§ Exercise task: Identify the lines that contain the string "image" and copy all of them.

§ Extracted information:

· · ·

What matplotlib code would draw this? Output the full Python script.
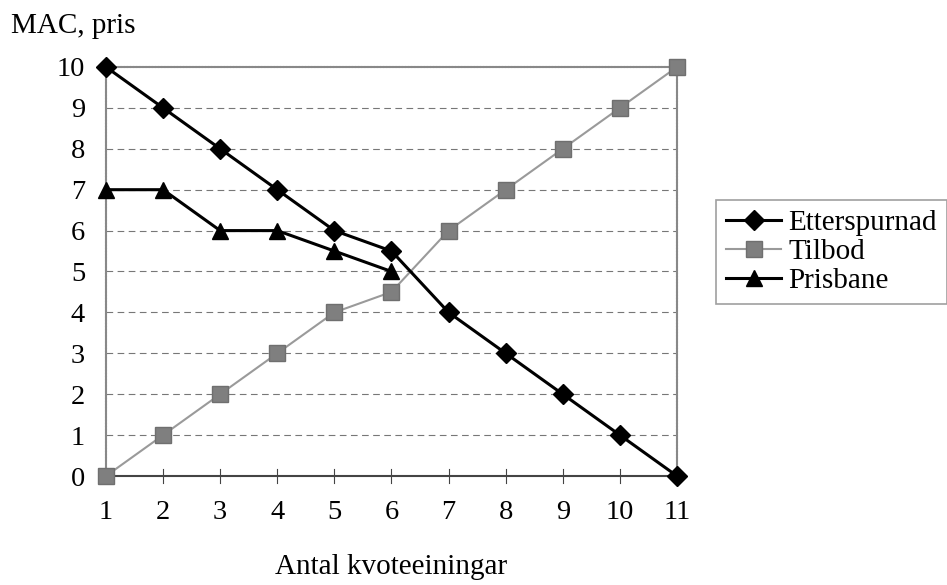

· · ·

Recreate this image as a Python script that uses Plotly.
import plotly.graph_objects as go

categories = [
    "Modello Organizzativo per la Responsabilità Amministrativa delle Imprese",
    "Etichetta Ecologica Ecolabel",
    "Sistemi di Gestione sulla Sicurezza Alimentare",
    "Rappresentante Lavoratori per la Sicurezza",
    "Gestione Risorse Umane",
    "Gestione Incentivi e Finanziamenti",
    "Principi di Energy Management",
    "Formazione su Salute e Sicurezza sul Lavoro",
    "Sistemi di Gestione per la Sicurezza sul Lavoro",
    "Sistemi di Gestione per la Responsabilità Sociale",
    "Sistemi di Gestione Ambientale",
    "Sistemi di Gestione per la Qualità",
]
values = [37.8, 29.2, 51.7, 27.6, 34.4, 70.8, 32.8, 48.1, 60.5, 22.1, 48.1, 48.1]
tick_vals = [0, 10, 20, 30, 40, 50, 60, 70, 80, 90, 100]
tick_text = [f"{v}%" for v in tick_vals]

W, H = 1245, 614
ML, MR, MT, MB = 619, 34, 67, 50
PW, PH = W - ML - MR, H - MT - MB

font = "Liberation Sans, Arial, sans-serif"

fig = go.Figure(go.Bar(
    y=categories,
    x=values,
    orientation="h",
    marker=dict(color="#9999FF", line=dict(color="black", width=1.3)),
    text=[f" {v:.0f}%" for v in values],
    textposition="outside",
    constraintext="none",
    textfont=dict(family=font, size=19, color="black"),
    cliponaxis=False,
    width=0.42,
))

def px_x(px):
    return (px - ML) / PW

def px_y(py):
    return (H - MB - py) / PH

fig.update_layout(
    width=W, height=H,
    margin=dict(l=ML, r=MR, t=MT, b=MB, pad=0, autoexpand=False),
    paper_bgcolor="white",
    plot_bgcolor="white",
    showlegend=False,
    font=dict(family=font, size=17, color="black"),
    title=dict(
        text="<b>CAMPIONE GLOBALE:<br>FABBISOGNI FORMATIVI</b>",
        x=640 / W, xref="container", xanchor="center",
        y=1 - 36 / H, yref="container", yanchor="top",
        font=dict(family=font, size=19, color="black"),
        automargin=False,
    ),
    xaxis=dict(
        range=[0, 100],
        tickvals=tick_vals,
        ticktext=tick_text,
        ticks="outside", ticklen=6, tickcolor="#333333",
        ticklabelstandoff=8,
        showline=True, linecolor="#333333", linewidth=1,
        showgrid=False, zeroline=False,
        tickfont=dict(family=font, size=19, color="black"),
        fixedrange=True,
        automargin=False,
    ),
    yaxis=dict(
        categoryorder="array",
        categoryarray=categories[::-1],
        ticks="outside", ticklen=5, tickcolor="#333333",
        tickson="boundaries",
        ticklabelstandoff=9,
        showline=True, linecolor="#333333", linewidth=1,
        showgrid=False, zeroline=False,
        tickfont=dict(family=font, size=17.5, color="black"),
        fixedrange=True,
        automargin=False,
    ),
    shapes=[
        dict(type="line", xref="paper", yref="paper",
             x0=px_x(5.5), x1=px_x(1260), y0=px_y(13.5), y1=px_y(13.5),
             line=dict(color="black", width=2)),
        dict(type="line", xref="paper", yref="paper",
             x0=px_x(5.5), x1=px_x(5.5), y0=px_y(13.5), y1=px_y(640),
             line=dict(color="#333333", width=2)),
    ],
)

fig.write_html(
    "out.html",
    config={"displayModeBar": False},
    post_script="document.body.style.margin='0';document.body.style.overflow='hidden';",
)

· · ·

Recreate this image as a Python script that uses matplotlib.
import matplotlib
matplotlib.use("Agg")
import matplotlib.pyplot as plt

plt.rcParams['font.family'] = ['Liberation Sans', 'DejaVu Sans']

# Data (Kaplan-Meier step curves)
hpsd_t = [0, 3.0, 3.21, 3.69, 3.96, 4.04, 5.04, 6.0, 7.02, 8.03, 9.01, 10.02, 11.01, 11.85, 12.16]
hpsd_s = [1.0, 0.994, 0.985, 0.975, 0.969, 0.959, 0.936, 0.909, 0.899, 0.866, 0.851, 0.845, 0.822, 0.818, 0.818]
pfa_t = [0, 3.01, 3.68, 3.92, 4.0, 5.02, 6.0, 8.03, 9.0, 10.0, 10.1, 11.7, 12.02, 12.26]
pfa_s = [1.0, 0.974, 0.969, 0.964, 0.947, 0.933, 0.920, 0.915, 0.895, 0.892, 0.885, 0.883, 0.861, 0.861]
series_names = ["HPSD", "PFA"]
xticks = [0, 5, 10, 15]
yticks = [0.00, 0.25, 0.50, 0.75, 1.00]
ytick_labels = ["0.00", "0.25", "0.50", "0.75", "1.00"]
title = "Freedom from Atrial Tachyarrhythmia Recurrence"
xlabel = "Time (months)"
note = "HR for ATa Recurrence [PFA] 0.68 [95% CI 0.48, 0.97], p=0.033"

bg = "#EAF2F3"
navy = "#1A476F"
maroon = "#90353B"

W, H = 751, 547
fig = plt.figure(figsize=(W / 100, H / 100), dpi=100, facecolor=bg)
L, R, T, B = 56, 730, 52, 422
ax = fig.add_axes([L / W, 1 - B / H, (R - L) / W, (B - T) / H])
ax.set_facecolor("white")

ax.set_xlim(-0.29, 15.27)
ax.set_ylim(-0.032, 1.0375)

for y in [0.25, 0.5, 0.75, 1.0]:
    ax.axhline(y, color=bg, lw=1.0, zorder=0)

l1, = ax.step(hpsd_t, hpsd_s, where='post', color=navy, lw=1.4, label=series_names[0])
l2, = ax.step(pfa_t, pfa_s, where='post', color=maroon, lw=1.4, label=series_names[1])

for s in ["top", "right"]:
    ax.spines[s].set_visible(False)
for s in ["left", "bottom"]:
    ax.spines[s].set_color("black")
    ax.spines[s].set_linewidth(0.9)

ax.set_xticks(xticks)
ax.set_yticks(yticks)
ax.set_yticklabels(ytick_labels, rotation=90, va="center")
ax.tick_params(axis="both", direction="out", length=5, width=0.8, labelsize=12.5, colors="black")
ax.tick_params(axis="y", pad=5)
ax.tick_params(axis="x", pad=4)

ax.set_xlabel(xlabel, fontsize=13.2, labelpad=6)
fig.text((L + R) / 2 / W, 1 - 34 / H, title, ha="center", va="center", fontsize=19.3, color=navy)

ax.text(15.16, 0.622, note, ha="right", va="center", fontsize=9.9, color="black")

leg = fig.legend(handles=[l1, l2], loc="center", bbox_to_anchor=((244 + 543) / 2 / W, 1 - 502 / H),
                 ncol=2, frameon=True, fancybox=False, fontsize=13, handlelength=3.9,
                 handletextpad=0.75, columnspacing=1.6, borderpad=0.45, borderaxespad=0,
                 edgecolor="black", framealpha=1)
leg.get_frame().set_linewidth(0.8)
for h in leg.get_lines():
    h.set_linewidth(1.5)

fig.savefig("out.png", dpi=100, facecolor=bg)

· · ·

§ The completed task:
Recreate this image as a Python script that uses Plotly.
Recreate this image as a Python script that uses matplotlib.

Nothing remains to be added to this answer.